Partitioning by Status
You can also have a partition (as mentioned above) to a status column to active/inactive and simply by using UPDATE to change the value MySQL will move over that row to the right partition. REPLACE or INSERT + DELETE will work as well.
mysql> CREATE TABLE `largetable` (
-> `id` bigint unsigned NOT NULL AUTO_INCREMENT,
-> `dateCreated` datetime NOT NULL DEFAULT CURRENT_TIMESTAMP,
-> `status` int default 1, -- default active
-> `sometext` text,
-> PRIMARY KEY (`id`,`status`)
-> ) ENGINE=InnoDB DEFAULT CHARSET=utf8;
Query OK, 0 rows affected (0.02 sec)
mysql> alter table largetable partition by list(status) (
-> partition pactive values in (1), -- active
-> partition pinactive values in (2) -- inactive
-> );
Query OK, 0 rows affected (0.03 sec)
Records: 0 Duplicates: 0 Warnings: 0
mysql> select * from largetable partition (pactive);
Empty set (0.00 sec)
mysql> select * from largetable partition (pinactive);
Empty set (0.00 sec)
mysql> insert into largetable(sometext) values ('hello');
Query OK, 1 row affected (0.01 sec)
mysql> select * from largetable partition (pinactive);
Empty set (0.00 sec)
mysql> select * from largetable partition (pactive);
+----+---------------------+--------+----------+
| id | dateCreated | status | sometext |
+----+---------------------+--------+----------+
| 1 | 2017-10-30 10:04:03 | 1 | hello |
+----+---------------------+--------+----------+
1 row in set (0.00 sec)
mysql> update largetable set status = 2 where id =1 ;
Query OK, 1 row affected (0.00 sec)
Rows matched: 1 Changed: 1 Warnings: 0
mysql> select * from largetable partition (pactive);
Empty set (0.00 sec)
mysql> select * from largetable partition (pinactive);
+----+---------------------+--------+----------+
| id | dateCreated | status | sometext |
+----+---------------------+--------+----------+
| 1 | 2017-10-30 10:04:03 | 2 | hello |
+----+---------------------+--------+----------+
1 row in set (0.00 sec)
Partitioning by ID
And lastly, you can partition on the sequence of your auto incrementing id key.

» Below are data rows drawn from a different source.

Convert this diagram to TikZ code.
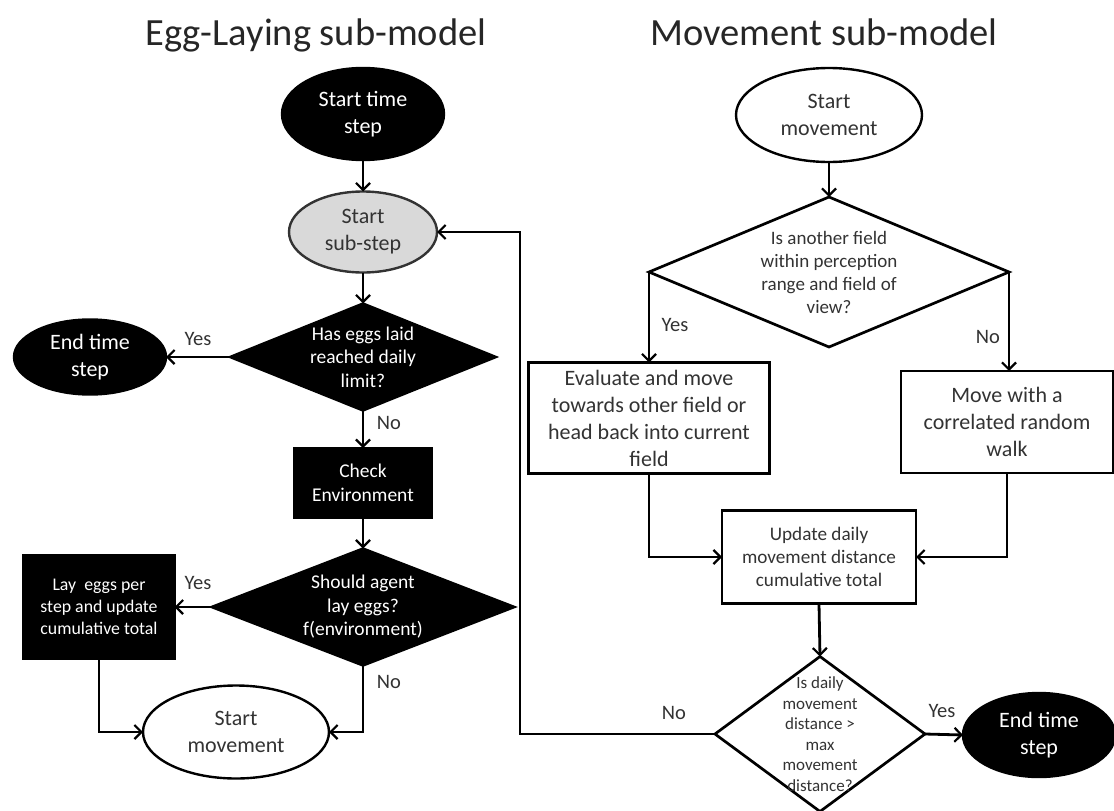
\documentclass[tikz,border=0pt]{standalone}
\usepackage{fontspec}
\setmainfont{Carlito}
\usetikzlibrary{shapes.geometric,arrows.meta,calc}
\begin{document}
\begin{tikzpicture}[x=1pt,y=-1pt,
  every node/.style={inner sep=0pt, outer sep=0pt, align=center},
  lw/.style={line width=2.4pt},
  fbig/.style={font=\fontsize{22}{27}\selectfont},
  fmid/.style={font=\fontsize{19.5}{23.5}\selectfont},
  darkell/.style={ellipse, fill=black, draw=black, lw, text=white, fbig},
  greyell/.style={ellipse, fill=black!15, draw=black!80, lw, text=black!80, fbig},
  whiteell/.style={ellipse, fill=white, draw=black, lw, text=black!80, fbig},
  darkbox/.style={rectangle, fill=black, draw=black, lw, text=white},
  whitebox/.style={rectangle, fill=white, draw=black, line width=2.7pt, text=black!80},
  darkdia/.style={diamond, fill=black, draw=black, lw},
  whitedia/.style={diamond, fill=white, draw=black, line width=2.7pt},
  dtextw/.style={text=white, fmid},
  dtextk/.style={text=black!80},
  lbl/.style={font=\fontsize{20.5}{24}\selectfont, text=black!80},
  ttl/.style={font=\fontsize{38.5}{42}\selectfont, text=black!85, anchor=base},
  arr/.style={line width=2.8pt, -{Straight Barb[length=7pt,width=14pt,line width=2.2pt]}},
  ln/.style={lw}
]
\useasboundingbox (0,0) rectangle (1114,811);

% titles
\node[ttl] (t1) at (316,45) {Egg-Laying sub-model};
\node[ttl] (t2) at (824,45) {Movement sub-model};

% left column
\node[darkell, minimum width=162pt, minimum height=92pt] (sts) at (363,114) {Start time\\step};
\node[greyell, minimum width=148pt, minimum height=81pt] (sub) at (363,232) {Start\\sub-step};
\node[darkdia, minimum width=266pt, minimum height=107pt,
      label={[dtextw]center:{Has eggs laid\\reached daily\\limit?}}] (d1) at (363,357) {};
\node[darkell, minimum width=152pt, minimum height=75pt] (end1) at (90,357) {End time\\step};
\node[darkbox, minimum width=137pt, minimum height=70pt, fmid] (chk) at (363,483) {Check\\Environment};
\node[darkdia, minimum width=303pt, minimum height=117pt,
      label={[dtextw]center:{Should agent\\lay eggs?\\f(environment)}}] (d2) at (363,607) {};
\node[darkbox, minimum width=151pt, minimum height=103pt,
      font=\fontsize{17.8}{21.7}\selectfont] (lay) at (99,607) {Lay\ \ eggs per\\step and update\\cumulative total};
\node[whiteell, minimum width=186pt, minimum height=93pt] (sm1) at (236,732) {Start\\movement};

% right column
\node[whiteell, minimum width=186pt, minimum height=94pt] (sm2) at (829,115) {Start\\movement};
\node[whitedia, minimum width=360pt, minimum height=150pt,
      label={[dtextk, font=\fontsize{19}{23}\selectfont]center:{Is another field\\within perception\\range and field of\\view?}}] (d3) at (829,272) {};
\node[whitebox, minimum width=241pt, minimum height=111pt, fbig] (eval) at (649,418)
  {Evaluate and move\\towards other field or\\head back into current\\field};
\node[whitebox, minimum width=212pt, minimum height=102pt, fbig] (mbox) at (1007,422)
  {Move with a\\correlated random\\walk};
\node[whitebox, minimum width=194pt, minimum height=93pt, font=\fontsize{19.2}{23}\selectfont] (upd) at (819,557)
  {Update daily\\movement distance\\cumulative total};
\node[whitedia, minimum width=210pt, minimum height=155pt,
      label={[dtextk, font=\fontsize{17}{20.5}\selectfont]center:{Is daily\\movement\\distance >\\max\\movement\\distance?}}] (d4) at (820,734) {};
\node[darkell, minimum width=152pt, minimum height=84pt] (end2) at (1039,735) {End time\\step};

% connectors left
\draw[arr] (sts) -- (sub);
\draw[arr] (sub) -- (d1);
\draw[arr] (d1.west) -- (end1.east);
\draw[arr] (d1.south) -- (chk.north);
\draw[arr] (chk.south) -- (d2.north);
\draw[arr] (d2.west) -- (lay.east);
\draw[arr] (d2.south) |- (sm1.east);
\draw[arr] (lay.south) |- (sm1.west);

% connectors right
\draw[arr] (sm2.south) -- (d3.north);
\draw[arr] (d3.west) -- (d3.west |- eval.north);
\draw[arr] (d3.east) -- (d3.east |- mbox.north);
\draw[arr] (eval.south) |- (upd.west);
\draw[arr] (mbox.south) |- (upd.east);
\draw[arr] (upd.south) -- (d4.north);
\draw[arr] (d4.east) -- (end2.west);
\coordinate (fb) at (520,0);
\draw[arr] (d4.west) -- (d4.west -| fb) -- (fb |- sub.east) -- (sub.east);

% labels
\node[lbl] (y1) at (198,339) {Yes};
\node[lbl] (n1) at (389,423) {No};
\node[lbl] (y2) at (198,583) {Yes};
\node[lbl] (n2) at (389,682) {No};
\node[lbl] (y3) at (675,325) {Yes};
\node[lbl] (n3) at (988,337) {No};
\node[lbl] (n4) at (674,713) {No};
\node[lbl] (y4) at (942,711) {Yes};
\end{tikzpicture}
\end{document}
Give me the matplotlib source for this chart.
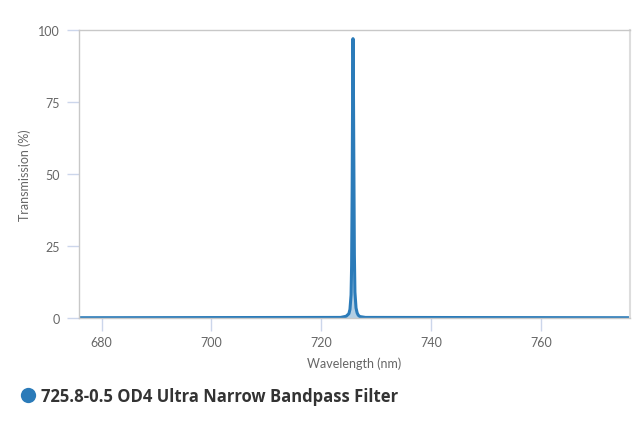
import numpy as np
import matplotlib
matplotlib.use("Agg")
import matplotlib.pyplot as plt
from matplotlib.lines import Line2D

# transmission curve
wavelength = [676.0, 723.5, 724.5, 725.0, 725.2, 725.4, 725.5, 725.6, 725.7, 725.75,
              725.8, 725.9, 726.0, 726.1, 726.3, 726.5, 726.7, 727.0, 728.0, 776.0]
transmission = [0.1, 0.2, 0.6, 1.5, 3.0, 8.0, 18.0, 45.0, 85.0, 97.0,
                90.0, 55.0, 22.0, 9.0, 3.5, 1.8, 1.0, 0.5, 0.2, 0.1]

x_ticks = [680, 700, 720, 740, 760]
y_ticks = [0, 25, 50, 75, 100]
series_name = "725.8-0.5 OD4 Ultra Narrow Bandpass Filter"

line_color = "#2b7bb9"
fill_color = "#b3cfe4"
tick_color = "#666666"
axis_color = "#ccd6eb"

fig = plt.figure(figsize=(6.4, 4.27), dpi=100)
ax = fig.add_axes([0.1234, 0.2529, 0.8606, 0.6745])

ax.fill_between(wavelength, transmission, 0, color=fill_color, lw=0)
ax.plot(wavelength, transmission, color=line_color, lw=2.2, solid_joinstyle="round")

ax.set_xlim(675.9, 776.1)
ax.set_ylim(0, 100)
ax.set_xticks(x_ticks)
ax.set_yticks(y_ticks)

for side in ["left", "top", "right", "bottom"]:
    ax.spines[side].set_color("#c8c8c8")
    ax.spines[side].set_linewidth(1.0)
ax.spines["right"].set_color("#dddddd")
ax.spines["right"].set_linewidth(1.5)

ax.tick_params(axis="both", colors=axis_color, length=9, width=1,
               labelcolor=tick_color, labelsize=9)
ax.tick_params(axis="x", pad=4)
ax.tick_params(axis="y", pad=5)
for lab in ax.get_xticklabels() + ax.get_yticklabels():
    lab.set_fontfamily("Lato")

ax.set_xlabel("Wavelength (nm)", fontsize=9, color=tick_color, family="Lato", labelpad=6)
ax.set_ylabel("Transmission (%)", fontsize=9, color=tick_color, family="Lato", labelpad=5)

# legend drawn by hand below the plot
fig.add_artist(Line2D([28 / 640], [1 - 396 / 427], marker="o", markersize=11,
                      color=line_color, markeredgewidth=0, transform=fig.transFigure))
txt = fig.text(41 / 640, 1 - 397 / 427, series_name, fontsize=11, fontweight="bold",
               color="#333333", family="Open Sans", va="center", ha="left")
# stretch the font size so the label spans the same width as the reference
fig.canvas.draw()
w = txt.get_window_extent().width
txt.set_fontsize(11 * 357 / w)

fig.savefig("out.png", dpi=100)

mysql> CREATE TABLE `largetable` (
-> `id` bigint unsigned NOT NULL AUTO_INCREMENT,
-> `dateCreated` datetime NOT NULL DEFAULT CURRENT_TIMESTAMP,
-> `status` int default 1,
-> `sometext` text,
-> PRIMARY KEY (`id`)
-> ) ENGINE=InnoDB DEFAULT CHARSET=utf8;
Query OK, 0 rows affected (0.02 sec)
mysql> alter table largetable partition by RANGE(id) (
-> PARTITION p1 VALUES LESS THAN (500000000),
-> PARTITION p2 VALUES LESS THAN (1000000000),
-> PARTITION p3 VALUES LESS THAN (1500000000),
-> PARTITION p4 VALUES LESS THAN (2000000000),
-> PARTITION p5 VALUES LESS THAN (2500000000),
-> PARTITION pmax VALUES LESS THAN MAXVALUE);
Query OK, 0 rows affected (0.06 sec)
Records: 0 Duplicates: 0 Warnings: 0
The above example specifies which partition the row should goto based on the range of what the id number is. This example is more useful if your system does a lot of primary key look ups. It also helps with distributing the table sizes more equally when compared to dates, as you can have more data in recent years.
A word of caution
Partitioning on the right key is absolutely crucial and not easy. You need to analyse the queries that the application sends to that specific table and come up with a partitioning key(s) that works well and does not slow down the table - at least not the top 80% of the slowest queries.
The partitioning key would need to go into the PRIMARY KEY and in order for the optimiser to send you to the right partition, that key would ideally be included in all SELECT/UPDATE/DELETE queries. Otherwise, your query would run sequentially through each partition in that table.